Tesla's Optimus falls behind as rivals ship robots

Tesla once promised 10,000 Optimus robots a year; rivals are now shipping humanoids into real factories while bettors give Optimus a 2026 public launch a 14% chance.

Tesla's Optimus falls behind as rivals ship robots

For a few years the humanoid-robot conversation was, functionally, a Tesla conversation. Elon Musk would put a number on a slide, the number would be enormous, and everyone else would react to it. The most famous of those numbers was 10,000 — the Optimus units Tesla projected building in 2025. That year has come and gone, and the tally of Optimus robots doing useful work inside Tesla’s own factories, by the company’s own January 2026 admission, was approximately zero.

The missing 10,000

This is worth stating plainly because the slides rarely revisit themselves. Tesla aimed for up to 10,000 units in 2025 and did not get there — not by a little, but to the point where the company conceded its own robots weren’t yet doing real factory work, per the reporting collected by Trefis and Yahoo Finance. The current plan is more modest: low-volume production starting at the Fremont plant this summer, with Musk himself warning the ramp is hard to predict because Optimus has roughly 10,000 unique parts riding on an entirely new assembly line.

There is nothing disgraceful about a hard engineering problem being hard. Building a general-purpose humanoid is genuinely difficult, and Tesla is not faking the difficulty. The problem is that Tesla spent years selling the timeline as the easy part, and the timeline is exactly what slipped.

The bettors have noticed

When the official forecasts and the actual output diverge this far, people start pricing the gap directly. On the prediction markets, where money rather than narrative sets the line, Optimus looks shaky. Traders on both Polymarket and Kalshi give the robot roughly a 14% chance of being released to the public by year-end; an earlier Kalshi read put the odds of it being available for sale in 2026 at around 21%. Either way, the crowd staking real cash is betting against the launch, not for it.

That matters because Morgan Stanley simultaneously expects something like 50,000 humanoid robots to ship globally this year. The striking part isn’t the headline number — it’s that Tesla, the company that made humanoids a mainstream investment story, is not meaningfully part of it. The market is forecasting a big year for humanoids and, in the same breath, leaving the most-hyped name off the shipping manifest.

Meanwhile, the rivals are just working

The reason the Tesla gap stings is that “humanoids can’t really do factory work yet” is no longer a safe excuse. Other companies are past the demo. Figure AI’s humanoids are on the BMW line in Spartanburg. Agility’s robots are hauling boxes inside Amazon warehouses. These are not livestream stunts; they are machines clocking hours in real operations, billed by the hour, supervised by real managers.

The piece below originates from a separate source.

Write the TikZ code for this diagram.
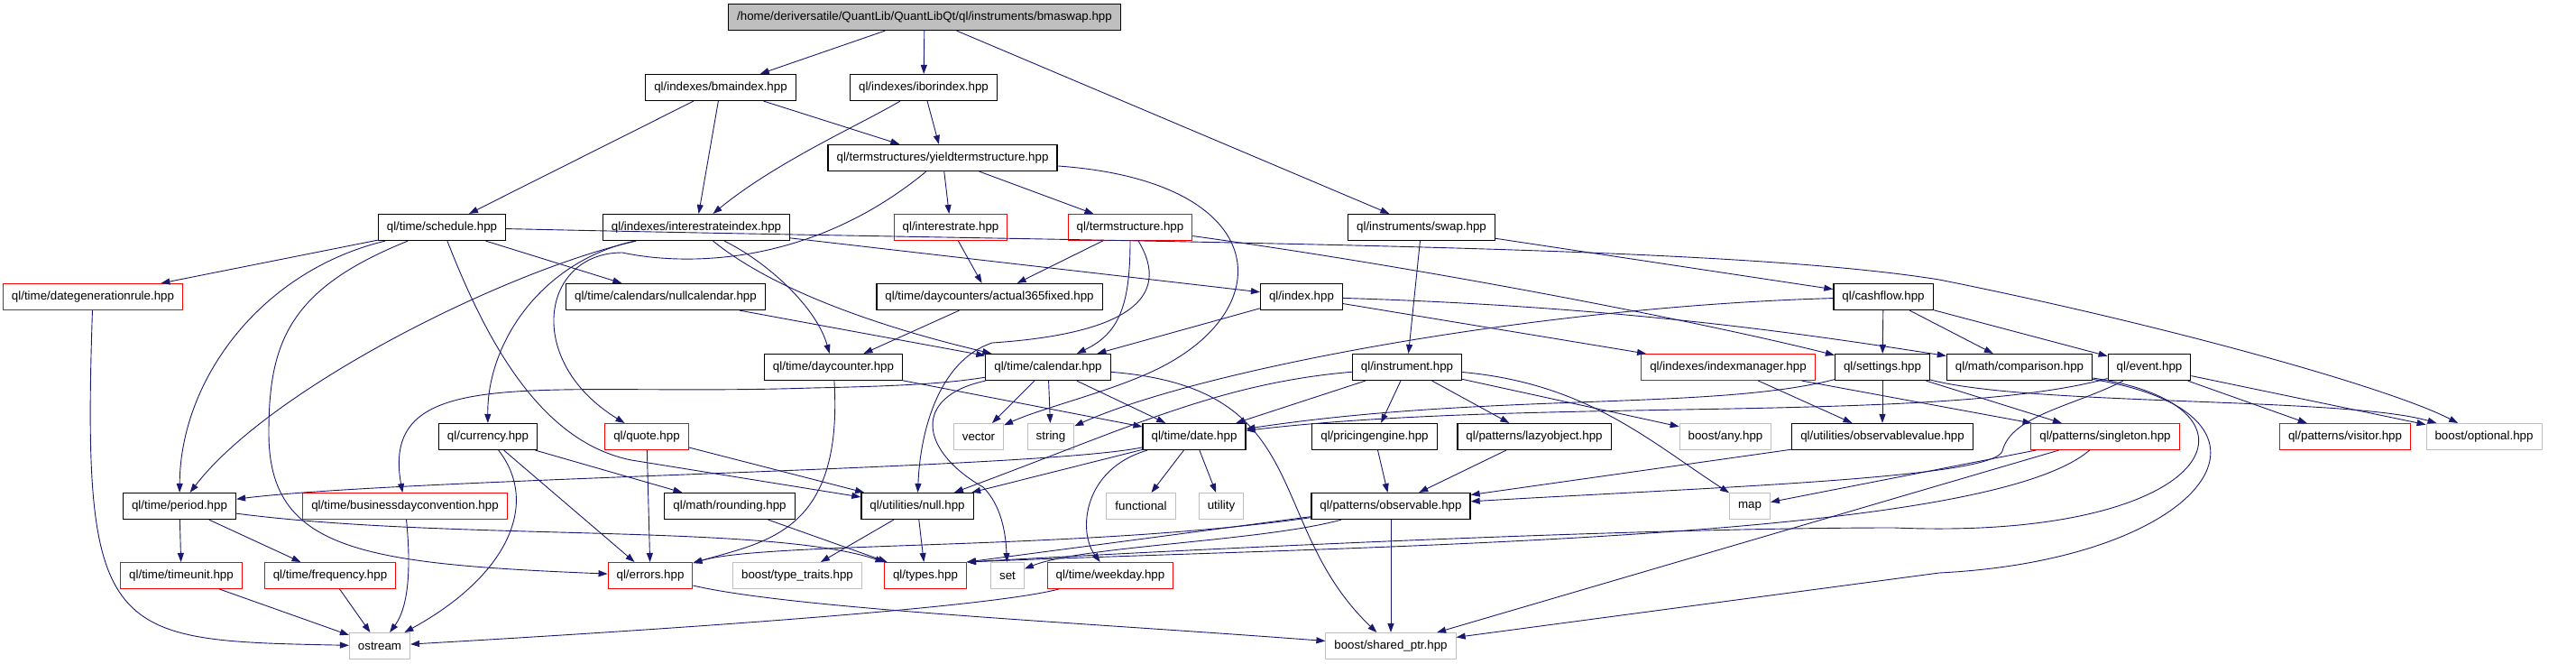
\documentclass[tikz,border=0pt]{standalone}
\usepackage{fontspec}
\setmainfont{Liberation Sans}
\usetikzlibrary{arrows.meta}
\definecolor{edgeblue}{HTML}{191970}
\definecolor{extgray}{HTML}{BFBFBF}
\definecolor{truncred}{HTML}{FF0000}

\begin{document}
\begin{tikzpicture}[
	x=1pt, y=-1pt,
	box/.style={
		draw=black, line width=1.2pt, rectangle,
		minimum height=29pt, inner xsep=9.5pt, inner ysep=0pt,
		font=\fontsize{13.33}{15}\selectfont
	},
	boxred/.style={box, draw=truncred, line width=1pt},
	boxext/.style={box, draw=extgray, line width=1pt},
	boxroot/.style={box, fill=extgray},
	edge/.style={-{Triangle[length=10pt,width=7pt]}, draw=edgeblue, line width=0.9pt},
	]
	\useasboundingbox (0,0) rectangle (2856,736);
	
	\node[boxroot] (root)     at (1025, 19)  {/home/deriversatile/QuantLib/QuantLibQt/ql/instruments/bmaswap.hpp};
	\node[box]     (bmaidx)   at (799, 97)   {ql/indexes/bmaindex.hpp};
	\node[box]     (iboridx)  at (1024, 97)  {ql/indexes/iborindex.hpp};
	\node[box]     (yts)      at (1045, 175) {ql/termstructures/yieldtermstructure.hpp};
	\node[box]     (sched)    at (490, 252)  {ql/time/schedule.hpp};
	\node[box]     (iridx)    at (772, 252)  {ql/indexes/interestrateindex.hpp};
	\node[boxred]  (irate)    at (1054, 252) {ql/interestrate.hpp};
	\node[boxred]  (tstruct)  at (1253, 252) {ql/termstructure.hpp};
	\node[box]     (swap)     at (1576, 252) {ql/instruments/swap.hpp};
	\node[boxred]  (dgrule)   at (103, 329)  {ql/time/dategenerationrule.hpp};
	\node[box]     (nullcal)  at (738, 329)  {ql/time/calendars/nullcalendar.hpp};
	\node[box]     (act365)   at (1097, 329) {ql/time/daycounters/actual365fixed.hpp};
	\node[box]     (index)    at (1443, 329) {ql/index.hpp};
	\node[box]     (cashflow) at (2088, 329) {ql/cashflow.hpp};
	\node[box]     (daycnt)   at (924, 407)  {ql/time/daycounter.hpp};
	\node[box]     (calendar) at (1162, 407) {ql/time/calendar.hpp};
	\node[box]     (instr)    at (1560, 407) {ql/instrument.hpp};
	\node[boxred]  (idxmgr)   at (1916, 407) {ql/indexes/indexmanager.hpp};
	\node[box]     (settings) at (2087, 407) {ql/settings.hpp};
	\node[box]     (compar)   at (2239, 407) {ql/math/comparison.hpp};
	\node[box]     (event)    at (2383, 407) {ql/event.hpp};
	\node[box]     (currency) at (541, 484)  {ql/currency.hpp};
	\node[boxred]  (quote)    at (717, 484)  {ql/quote.hpp};
	\node[boxext]  (vector)   at (1085, 484) {vector};
	\node[boxext]  (string)   at (1165, 484) {string};
	\node[box]     (date)     at (1324, 484) {ql/time/date.hpp};
	\node[box]     (pengine)  at (1524, 484) {ql/pricingengine.hpp};
	\node[box]     (lazy)     at (1701, 484) {ql/patterns/lazyobject.hpp};
	\node[boxext]  (any)      at (1913, 484) {boost/any.hpp};
	\node[box]     (obsval)   at (2087, 484) {ql/utilities/observablevalue.hpp};
	\node[boxred]  (singleton) at (2334, 484) {ql/patterns/singleton.hpp};
	\node[boxred]  (visitor)  at (2600, 484) {ql/patterns/visitor.hpp};
	\node[boxext]  (optional) at (2754, 484) {boost/optional.hpp};
	\node[box]     (period)   at (199, 561)  {ql/time/period.hpp};
	\node[boxred]  (bdc)      at (449, 561)  {ql/time/businessdayconvention.hpp};
	\node[box]     (rounding) at (809, 561)  {ql/math/rounding.hpp};
	\node[box]     (utilnull) at (1017, 561) {ql/utilities/null.hpp};
	\node[boxext]  (functional) at (1265, 561) {functional};
	\node[boxext]  (utility)  at (1354, 561) {utility};
	\node[box]     (observable) at (1542, 561) {ql/patterns/observable.hpp};
	\node[boxext]  (map)      at (1940, 561) {map};
	\node[boxred]  (timeunit) at (201, 638)  {ql/time/timeunit.hpp};
	\node[boxred]  (frequency) at (366, 638) {ql/time/frequency.hpp};
	\node[boxred]  (errors)   at (721, 638)  {ql/errors.hpp};
	\node[boxext]  (typetraits) at (884, 638) {boost/type\_traits.hpp};
	\node[boxred]  (types)    at (1026, 638) {ql/types.hpp};
	\node[boxext]  (set)      at (1117, 638) {set};
	\node[boxred]  (weekday)  at (1231, 638) {ql/time/weekday.hpp};
	\node[boxext]  (ostream)  at (421, 716)  {ostream};
	\node[boxext]  (sharedptr) at (1542, 716) {boost/shared\_ptr.hpp};
	
	\draw[edge] (root) -- (bmaidx);
	\draw[edge] (root) -- (iboridx);
	\draw[edge] (root) -- (swap);
	\draw[edge] (bmaidx) -- (sched);
	\draw[edge] (bmaidx) -- (iridx);
	\draw[edge] (bmaidx) -- (yts);
	\draw[edge] (iboridx) .. controls (950,140) and (860,180) .. (iridx);
	\draw[edge] (iboridx) -- (yts);
	\draw[edge] (yts) -- (irate);
	\draw[edge] (yts) -- (tstruct);
	\draw[edge] (yts) .. controls (900,295) and (760,295) .. (690,280) .. controls (600,280) and (580,400) .. (quote);
	\draw[edge] (yts) .. controls (1400,200) and (1420,330) .. (1300,400) .. controls (1250,430) and (1160,450) .. (vector);
	
	\draw[edge] (sched) -- (dgrule);
	\draw[edge] (sched) -- (nullcal);
	\draw[edge] (sched) .. controls (290,300) and (200,420) .. (period);
	\draw[edge] (sched) .. controls (320,320) and (298,380) .. (298,480) .. controls (298,610) and (400,625) .. (errors);
	\draw[edge] (sched) .. controls (540,380) and (600,490) .. (700,510) -- (utilnull);
	\draw[edge] (sched) .. controls (1300,270) and (1900,270) .. (2150,310) .. controls (2400,360) and (2650,430) .. (optional);
	
	\draw[edge] (iridx) -- (index);
	\draw[edge] (iridx) .. controls (560,300) and (300,430) .. (period);
	\draw[edge] (iridx) .. controls (600,290) and (540,380) .. (currency);
	\draw[edge] (iridx) .. controls (850,290) and (905,340) .. (daycnt);
	\draw[edge] (iridx) .. controls (880,340) and (1050,380) .. (calendar);
	\draw[edge] (irate) -- (act365);
	\draw[edge] (tstruct) -- (act365);
	\draw[edge] (tstruct) .. controls (1253,340) and (1240,370) .. (calendar);
	\draw[edge] (tstruct) .. controls (1300,330) and (1250,370) .. (1100,380) .. controls (1040,400) and (1020,480) .. (utilnull);
	\draw[edge] (tstruct) .. controls (1600,300) and (1900,360) .. (settings);
	
	\draw[edge] (nullcal) -- (calendar);
	\draw[edge] (act365) -- (daycnt);
	\draw[edge] (index) -- (calendar);
	\draw[edge] (index) -- (idxmgr);
	\draw[edge] (index) .. controls (1800,340) and (2000,370) .. (compar);
	\draw[edge] (swap) -- (instr);
	\draw[edge] (swap) -- (cashflow);
	\draw[edge] (cashflow) -- (settings);
	\draw[edge] (cashflow) -- (compar);
	\draw[edge] (cashflow) -- (event);
	\draw[edge] (cashflow) .. controls (1700,340) and (1330,410) .. (string);
	
	\draw[edge] (daycnt) -- (date);
	\draw[edge] (daycnt) .. controls (935,590) and (850,600) .. (errors);
	\draw[edge] (calendar) -- (vector);
	\draw[edge] (calendar) -- (string);
	\draw[edge] (calendar) -- (date);
	\draw[edge] (calendar) .. controls (1010,440) and (1020,500) .. (1090,540) .. controls (1110,560) and (1115,590) .. (set);
	\draw[edge] (calendar) .. controls (1050,425) and (1000,428) .. (900,430) .. controls (600,440) and (420,400) .. (bdc);
	\draw[edge] (calendar) .. controls (1460,430) and (1400,580) .. (sharedptr);
	
	\draw[edge] (instr) -- (date);
	\draw[edge] (instr) .. controls (1350,425) and (1250,475) .. (utilnull);
	\draw[edge] (instr) -- (pengine);
	\draw[edge] (instr) -- (lazy);
	\draw[edge] (instr) -- (any);
	\draw[edge] (instr) .. controls (1760,425) and (1830,490) .. (map);
	\draw[edge] (pengine) -- (observable);
	\draw[edge] (lazy) -- (observable);
	\draw[edge] (obsval) -- (observable);
	\draw[edge] (idxmgr) -- (obsval);
	\draw[edge] (idxmgr) -- (singleton);
	\draw[edge] (settings) -- (obsval);
	\draw[edge] (settings) -- (singleton);
	\draw[edge] (settings) .. controls (1900,455) and (1650,435) .. (date);
	\draw[edge] (settings) .. controls (2250,450) and (2600,440) .. (optional);
	\draw[edge] (event) .. controls (2150,470) and (1700,440) .. (date);
	\draw[edge] (event) .. controls (2300,450) and (2230,460) .. (2220,500) .. controls (2210,530) and (1900,540) .. (observable);
	\draw[edge] (event) -- (visitor);
	\draw[edge] (event) -- (optional);
	
	% curves from the right going back to the bottom rows
	\draw[edge] (compar) .. controls (2530,450) and (2460,600) .. (2100,585) .. controls (1800,585) and (1300,610) .. (types.north east);
	\draw[edge] (compar) .. controls (2560,460) and (2450,620) .. (2150,635) -- (sharedptr);
	\draw[edge] (singleton) -- (map);
	\draw[edge] (singleton) -- (sharedptr);
	\draw[edge] (singleton) .. controls (2200,600) and (1500,605) .. (types.north east);
	\draw[edge] (observable) .. controls (1200,610) and (850,600) .. (errors);
	\draw[edge] (observable) -- (types.north east);
	\draw[edge] (observable) .. controls (1400,600) and (1200,605) .. (set);
	\draw[edge] (observable) -- (sharedptr);
	
	\draw[edge] (date) -- (functional);
	\draw[edge] (date) -- (utility);
	\draw[edge] (date) -- (utilnull);
	\draw[edge] (date) .. controls (1200,520) and (1195,590) .. (weekday);
	\draw[edge] (date) .. controls (1150,520) and (450,530) .. (period);
	\draw[edge] (currency) -- (errors);
	\draw[edge] (currency) -- (rounding);
	\draw[edge] (currency) .. controls (600,560) and (560,640) .. (ostream);
	\draw[edge] (quote) -- (errors);
	\draw[edge] (quote) -- (utilnull);
	\draw[edge] (rounding) -- (types);
	\draw[edge] (utilnull) -- (types);
	\draw[edge] (utilnull) -- (typetraits);
	\draw[edge] (period) -- (timeunit);
	\draw[edge] (period) -- (frequency);
	\draw[edge] (period) .. controls (500,600) and (850,580) .. (types);
	\draw[edge] (bdc) .. controls (455,620) and (455,670) .. (ostream);
	\draw[edge] (timeunit) -- (ostream);
	\draw[edge] (frequency) -- (ostream);
	\draw[edge] (dgrule) .. controls (90,710) and (120,710) .. (ostream);
	\draw[edge] (errors) .. controls (880,675) and (1200,690) .. (sharedptr);
	\draw[edge] (weekday) .. controls (1090,675) and (700,700) .. (ostream);
	
\end{tikzpicture}
\end{document}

And then there is Unitree, which quietly did the thing every hype cycle eventually demands and almost never delivers: it made money. Per its IPO prospectus, Unitree shipped more than 5,500 humanoid robots in 2025, booked around 1.7 billion yuan — roughly $250 million — in revenue, and posted a net profit of about 278 million yuan, or some $41 million. A profitable humanoid company is still a rare animal, and the one that exists is not the one with the most famous founder. It’s a Chinese firm that priced its robots to actually sell and shipped them by the thousand.

For anyone tracking which jobs automation actually touches, the lesson is to watch the loading dock, not the keynote. The displacement that matters comes from robots that are deployed, reliable, and cheaper than the worker beside them — and right now those robots are wearing Figure, Agility and Unitree badges, not Tesla ones. Optimus may still get there; Tesla has the capital and the assembly-line expertise to make a serious run at it. But “may get there” is a very different claim than the one that has been on the slides for years, and the people betting money have read the difference correctly.